### Instruction
Drop the images; return everything else in the listing below exactly.

### Given data
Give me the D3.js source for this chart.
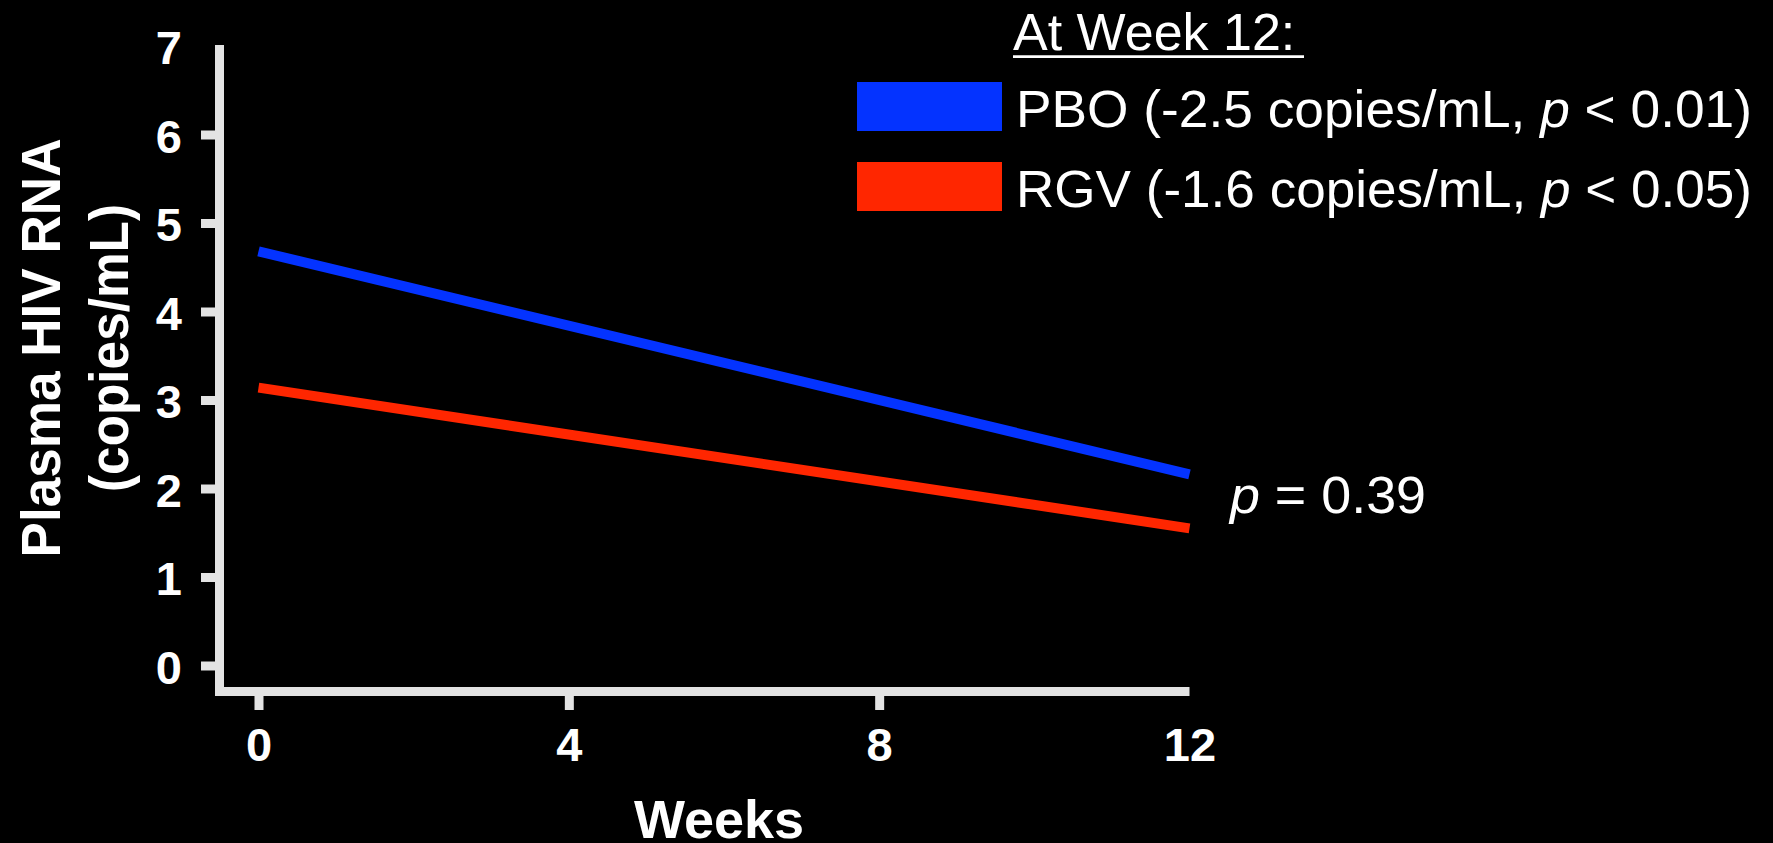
<!DOCTYPE html>
<html>
<head>
<meta charset="utf-8">
<script src="https://cdn.jsdelivr.net/npm/d3@7"></script>
<style>
    html, body { margin: 0; padding: 0; background: #000; }
    svg { display: block; }
</style>
</head>
<body>
<div id="chart"></div>
<script>
// chart values
const weekTicks = [0, 4, 8, 12];
const rnaTicks = [0, 1, 2, 3, 4, 5, 6, 7];
const lineWeeks = [0, 12];
const pboValues = [4.68, 2.16];
const rgvValues = [3.14, 1.55];
const seriesNames = ["PBO", "RGV"];
const seriesNotes = [["(-2.5 copies/mL, ", "p", " < 0.01)"], ["(-1.6 copies/mL, ", "p", " < 0.05)"]];
const legendTitle = "At Week 12:";
const compareNote = ["p", " = 0.39"];

class HivRnaD3 {
    size = {width: 1773, height: 843};
    axisColor = "#e3e3e3";
    colors = ["#0433ff", "#ff2600"];
    font = "'Liberation Sans', Arial, Helvetica, sans-serif";
    xScale = d3.scaleLinear();
    yScale = d3.scaleLinear();

    constructor(el){
        this.el = el;
    };

    create = function () {
        this.svg = d3.select(this.el)
            .append("svg")
            .attr("width", this.size.width)
            .attr("height", this.size.height)
            .style("background", "#000")
            .style("font-family", this.font);

        this.xScale.domain([0, 12]).range([258.5, 1189.5]);
        this.yScale.domain([0, 7]).range([665.5, 46]);
    };

    renderAxes = function () {
        const x = this.xScale, y = this.yScale;
        const xAxisY = 691.5;

        // y axis: ticks for 0..6, label only for 7
        const yAxis = d3.axisLeft(y).tickValues(rnaTicks).tickSize(14).tickPadding(19).tickFormat(d3.format("d"));
        const yG = this.svg.append("g")
            .attr("class", "y-axis")
            .attr("transform", "translate(215,0)")
            .call(yAxis);
        yG.select(".domain").remove();
        yG.selectAll(".tick line")
            .attr("stroke", this.axisColor)
            .attr("stroke-width", 9)
            .filter(d => d === 7).remove();
        yG.selectAll(".tick text")
            .attr("fill", "#fff")
            .attr("dy", "0.38em")
            .style("font-size", "47px")
            .style("font-weight", "bold")
            .style("font-family", this.font);

        // x axis: ticks for 0, 4, 8, label for 12
        const xAxis = d3.axisBottom(x).tickValues(weekTicks).tickSize(14).tickPadding(18).tickFormat(d3.format("d"));
        const xG = this.svg.append("g")
            .attr("class", "x-axis")
            .attr("transform", "translate(0," + (xAxisY + 4.5) + ")")
            .call(xAxis);
        xG.select(".domain").remove();
        xG.selectAll(".tick line")
            .attr("stroke", this.axisColor)
            .attr("stroke-width", 9)
            .filter(d => d === 12).remove();
        xG.selectAll(".tick text")
            .attr("fill", "#fff")
            .style("font-size", "47px")
            .style("font-weight", "bold")
            .style("font-family", this.font);

        // axis lines
        this.svg.append("line")
            .attr("x1", 219.5).attr("x2", 219.5)
            .attr("y1", y(7) - 1).attr("y2", xAxisY + 4.5)
            .attr("stroke", this.axisColor)
            .attr("stroke-width", 9);
        this.svg.append("line")
            .attr("x1", 215).attr("x2", x(12))
            .attr("y1", xAxisY).attr("y2", xAxisY)
            .attr("stroke", this.axisColor)
            .attr("stroke-width", 9);

        // titles
        this.svg.append("text")
            .attr("x", 719)
            .attr("y", 838)
            .attr("text-anchor", "middle")
            .attr("fill", "#fff")
            .style("font-size", "54px")
            .style("font-weight", "bold")
            .text("Weeks");

        const yTitle = this.svg.append("g")
            .attr("transform", "translate(0,348) rotate(-90)")
            .attr("fill", "#fff")
            .style("font-weight", "bold")
            .style("font-size", "55px");
        yTitle.append("text")
            .attr("x", 0).attr("y", 60)
            .attr("text-anchor", "middle")
            .attr("textLength", 419)
            .attr("lengthAdjust", "spacingAndGlyphs")
            .text("Plasma HIV RNA");
        yTitle.append("text")
            .attr("x", 0).attr("y", 128)
            .attr("text-anchor", "middle")
            .attr("textLength", 288)
            .attr("lengthAdjust", "spacingAndGlyphs")
            .text("(copies/mL)");
    };

    renderLines = function () {
        const line = d3.line()
            .x(d => this.xScale(d.week))
            .y(d => this.yScale(d.value));

        const series = [pboValues, rgvValues].map((vals, i) => ({
            name: seriesNames[i],
            points: lineWeeks.map((w, j) => ({week: w, value: vals[j]}))
        }));

        this.svg.selectAll(".series")
            .data(series)
            .join("path")
            .attr("class", "series")
            .attr("d", d => line(d.points))
            .attr("fill", "none")
            .attr("stroke", (d, i) => this.colors[i])
            .attr("stroke-width", 10)
            .attr("stroke-linecap", "butt");

        const note = this.svg.append("text")
            .attr("x", 1230)
            .attr("y", 513)
            .attr("fill", "#fff")
            .attr("textLength", 196)
            .attr("lengthAdjust", "spacingAndGlyphs")
            .style("font-size", "52px");
        note.append("tspan").style("font-style", "italic").text(compareNote[0]);
        note.append("tspan").text(compareNote[1]);
    };

    renderLegend = function () {
        this.svg.append("text")
            .attr("x", 1013)
            .attr("y", 50)
            .attr("fill", "#fff")
            .style("font-size", "52px")
            .text(legendTitle);
        this.svg.append("line")
            .attr("x1", 1013).attr("x2", 1304)
            .attr("y1", 56.7).attr("y2", 56.7)
            .attr("stroke", "#fff")
            .attr("stroke-width", 2.7);

        const rowY = [82, 162];
        const items = this.svg.selectAll(".legendItem")
            .data(seriesNames)
            .join("g")
            .attr("class", "legendItem")
            .attr("transform", (d, i) => "translate(857," + rowY[i] + ")");
        items.append("rect")
            .attr("width", 145)
            .attr("height", 49)
            .attr("fill", (d, i) => this.colors[i]);
        const txt = items.append("text")
            .attr("x", 159)
            .attr("y", 45)
            .attr("fill", "#fff")
            .attr("textLength", 736)
            .attr("lengthAdjust", "spacingAndGlyphs")
            .style("font-size", "52px");
        txt.append("tspan").text((d, i) => d + " " + seriesNotes[i][0]);
        txt.append("tspan").style("font-style", "italic").text((d, i) => seriesNotes[i][1]);
        txt.append("tspan").text((d, i) => seriesNotes[i][2]);
    };
}

const chart = new HivRnaD3(document.getElementById("chart"));
chart.create();
chart.renderAxes();
chart.renderLines();
chart.renderLegend();
</script>
</body>
</html>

### Correct output
Give me the D3.js source for this chart.
<!DOCTYPE html>
<html>
<head>
<meta charset="utf-8">
<script src="https://cdn.jsdelivr.net/npm/d3@7"></script>
<style>
    html, body { margin: 0; padding: 0; background: #000; }
    svg { display: block; }
</style>
</head>
<body>
<div id="chart"></div>
<script>
// chart values
const weekTicks = [0, 4, 8, 12];
const rnaTicks = [0, 1, 2, 3, 4, 5, 6, 7];
const lineWeeks = [0, 12];
const pboValues = [4.68, 2.16];
const rgvValues = [3.14, 1.55];
const seriesNames = ["PBO", "RGV"];
const seriesNotes = [["(-2.5 copies/mL, ", "p", " < 0.01)"], ["(-1.6 copies/mL, ", "p", " < 0.05)"]];
const legendTitle = "At Week 12:";
const compareNote = ["p", " = 0.39"];

class HivRnaD3 {
    size = {width: 1773, height: 843};
    axisColor = "#e3e3e3";
    colors = ["#0433ff", "#ff2600"];
    font = "'Liberation Sans', Arial, Helvetica, sans-serif";
    xScale = d3.scaleLinear();
    yScale = d3.scaleLinear();

    constructor(el){
        this.el = el;
    };

    create = function () {
        this.svg = d3.select(this.el)
            .append("svg")
            .attr("width", this.size.width)
            .attr("height", this.size.height)
            .style("background", "#000")
            .style("font-family", this.font);

        this.xScale.domain([0, 12]).range([258.5, 1189.5]);
        this.yScale.domain([0, 7]).range([665.5, 46]);
    };

    renderAxes = function () {
        const x = this.xScale, y = this.yScale;
        const xAxisY = 691.5;

        // y axis: ticks for 0..6, label only for 7
        const yAxis = d3.axisLeft(y).tickValues(rnaTicks).tickSize(14).tickPadding(19).tickFormat(d3.format("d"));
        const yG = this.svg.append("g")
            .attr("class", "y-axis")
            .attr("transform", "translate(215,0)")
            .call(yAxis);
        yG.select(".domain").remove();
        yG.selectAll(".tick line")
            .attr("stroke", this.axisColor)
            .attr("stroke-width", 9)
            .filter(d => d === 7).remove();
        yG.selectAll(".tick text")
            .attr("fill", "#fff")
            .attr("dy", "0.38em")
            .style("font-size", "47px")
            .style("font-weight", "bold")
            .style("font-family", this.font);

        // x axis: ticks for 0, 4, 8, label for 12
        const xAxis = d3.axisBottom(x).tickValues(weekTicks).tickSize(14).tickPadding(18).tickFormat(d3.format("d"));
        const xG = this.svg.append("g")
            .attr("class", "x-axis")
            .attr("transform", "translate(0," + (xAxisY + 4.5) + ")")
            .call(xAxis);
        xG.select(".domain").remove();
        xG.selectAll(".tick line")
            .attr("stroke", this.axisColor)
            .attr("stroke-width", 9)
            .filter(d => d === 12).remove();
        xG.selectAll(".tick text")
            .attr("fill", "#fff")
            .style("font-size", "47px")
            .style("font-weight", "bold")
            .style("font-family", this.font);

        // axis lines
        this.svg.append("line")
            .attr("x1", 219.5).attr("x2", 219.5)
            .attr("y1", y(7) - 1).attr("y2", xAxisY + 4.5)
            .attr("stroke", this.axisColor)
            .attr("stroke-width", 9);
        this.svg.append("line")
            .attr("x1", 215).attr("x2", x(12))
            .attr("y1", xAxisY).attr("y2", xAxisY)
            .attr("stroke", this.axisColor)
            .attr("stroke-width", 9);

        // titles
        this.svg.append("text")
            .attr("x", 719)
            .attr("y", 838)
            .attr("text-anchor", "middle")
            .attr("fill", "#fff")
            .style("font-size", "54px")
            .style("font-weight", "bold")
            .text("Weeks");

        const yTitle = this.svg.append("g")
            .attr("transform", "translate(0,348) rotate(-90)")
            .attr("fill", "#fff")
            .style("font-weight", "bold")
            .style("font-size", "55px");
        yTitle.append("text")
            .attr("x", 0).attr("y", 60)
            .attr("text-anchor", "middle")
            .attr("textLength", 419)
            .attr("lengthAdjust", "spacingAndGlyphs")
            .text("Plasma HIV RNA");
        yTitle.append("text")
            .attr("x", 0).attr("y", 128)
            .attr("text-anchor", "middle")
            .attr("textLength", 288)
            .attr("lengthAdjust", "spacingAndGlyphs")
            .text("(copies/mL)");
    };

    renderLines = function () {
        const line = d3.line()
            .x(d => this.xScale(d.week))
            .y(d => this.yScale(d.value));

        const series = [pboValues, rgvValues].map((vals, i) => ({
            name: seriesNames[i],
            points: lineWeeks.map((w, j) => ({week: w, value: vals[j]}))
        }));

        this.svg.selectAll(".series")
            .data(series)
            .join("path")
            .attr("class", "series")
            .attr("d", d => line(d.points))
            .attr("fill", "none")
            .attr("stroke", (d, i) => this.colors[i])
            .attr("stroke-width", 10)
            .attr("stroke-linecap", "butt");

        const note = this.svg.append("text")
            .attr("x", 1230)
            .attr("y", 513)
            .attr("fill", "#fff")
            .attr("textLength", 196)
            .attr("lengthAdjust", "spacingAndGlyphs")
            .style("font-size", "52px");
        note.append("tspan").style("font-style", "italic").text(compareNote[0]);
        note.append("tspan").text(compareNote[1]);
    };

    renderLegend = function () {
        this.svg.append("text")
            .attr("x", 1013)
            .attr("y", 50)
            .attr("fill", "#fff")
            .style("font-size", "52px")
            .text(legendTitle);
        this.svg.append("line")
            .attr("x1", 1013).attr("x2", 1304)
            .attr("y1", 56.7).attr("y2", 56.7)
            .attr("stroke", "#fff")
            .attr("stroke-width", 2.7);

        const rowY = [82, 162];
        const items = this.svg.selectAll(".legendItem")
            .data(seriesNames)
            .join("g")
            .attr("class", "legendItem")
            .attr("transform", (d, i) => "translate(857," + rowY[i] + ")");
        items.append("rect")
            .attr("width", 145)
            .attr("height", 49)
            .attr("fill", (d, i) => this.colors[i]);
        const txt = items.append("text")
            .attr("x", 159)
            .attr("y", 45)
            .attr("fill", "#fff")
            .attr("textLength", 736)
            .attr("lengthAdjust", "spacingAndGlyphs")
            .style("font-size", "52px");
        txt.append("tspan").text((d, i) => d + " " + seriesNotes[i][0]);
        txt.append("tspan").style("font-style", "italic").text((d, i) => seriesNotes[i][1]);
        txt.append("tspan").text((d, i) => seriesNotes[i][2]);
    };
}

const chart = new HivRnaD3(document.getElementById("chart"));
chart.create();
chart.renderAxes();
chart.renderLines();
chart.renderLegend();
</script>
</body>
</html>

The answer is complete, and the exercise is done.